There have been many cases when the parents were physically there for the child, but the child still felt neglected. Consider parents who are busy and plant their kids in front of the tv to babysit. You do not have to be with your child to let him know he has a father who loves him. As a parent who knows what you are going through, in more ways than you know and with a difficult other parent, THINK OF HIM.

Whenever we have to do a custody switch, I write little letters for my daughter when she is gone so that when she comes back home, she reads them. I have the unfortunate situation of having a high stress, very tense relationship with her other parent, therefore sending things to my daughter either ends up getting "lost in the mail" or not even given to her. You are doing a great job by prioritizing how important it is to have an amicable relationship with his mother. She is the primary person in his life and I hope for your sake, she is a mentally stable person who will not bad-mouth you to him and will make the same efforts to continue progress in your parental relationship. It is key.

Good luck!
posted by dnthomps at 10:46 PM on January 3, 2008


My parents divorced when I was seven years old. My dad stayed in New Jersey to manage his business, and my sister and I moved to California with our mom, who had family here to help her get on with her life. My sister and I flew back East for the summers, and either Thanksgiving or Christmas.

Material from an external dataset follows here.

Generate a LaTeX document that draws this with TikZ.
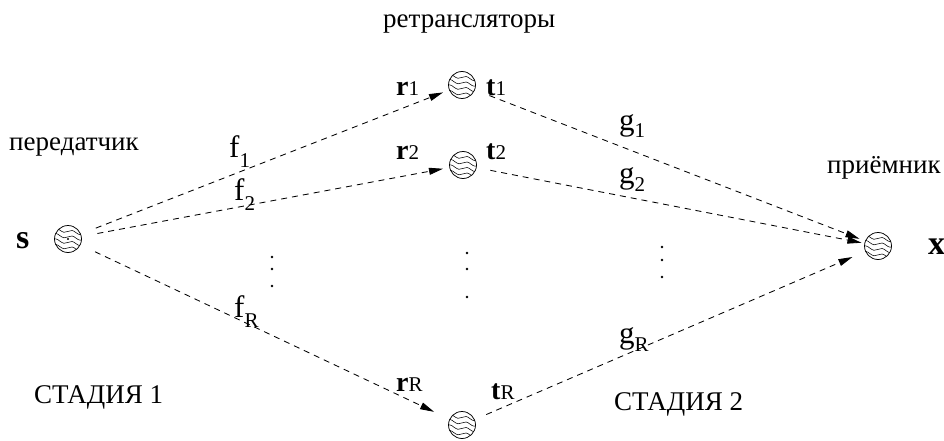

Lots of phone calls are indeed key. In this day and age of "free" long-distance calling and broadband internet, you're much luckier than my dad was; you shouldn't have any problems keeping in touch. Send lots of emails. Get an account on Flickr or some other photo-sharing service and exchange lots of pictures. Try IRC or even the built-in Chat application in GMail.

The most important thing to me was knowing that my dad wanted to be with me and would have been if he had had a real choice. It still sucked being so far apart, but as long as you can make your son feel that you are there for him regardless of the physical distance between you, you should be just fine.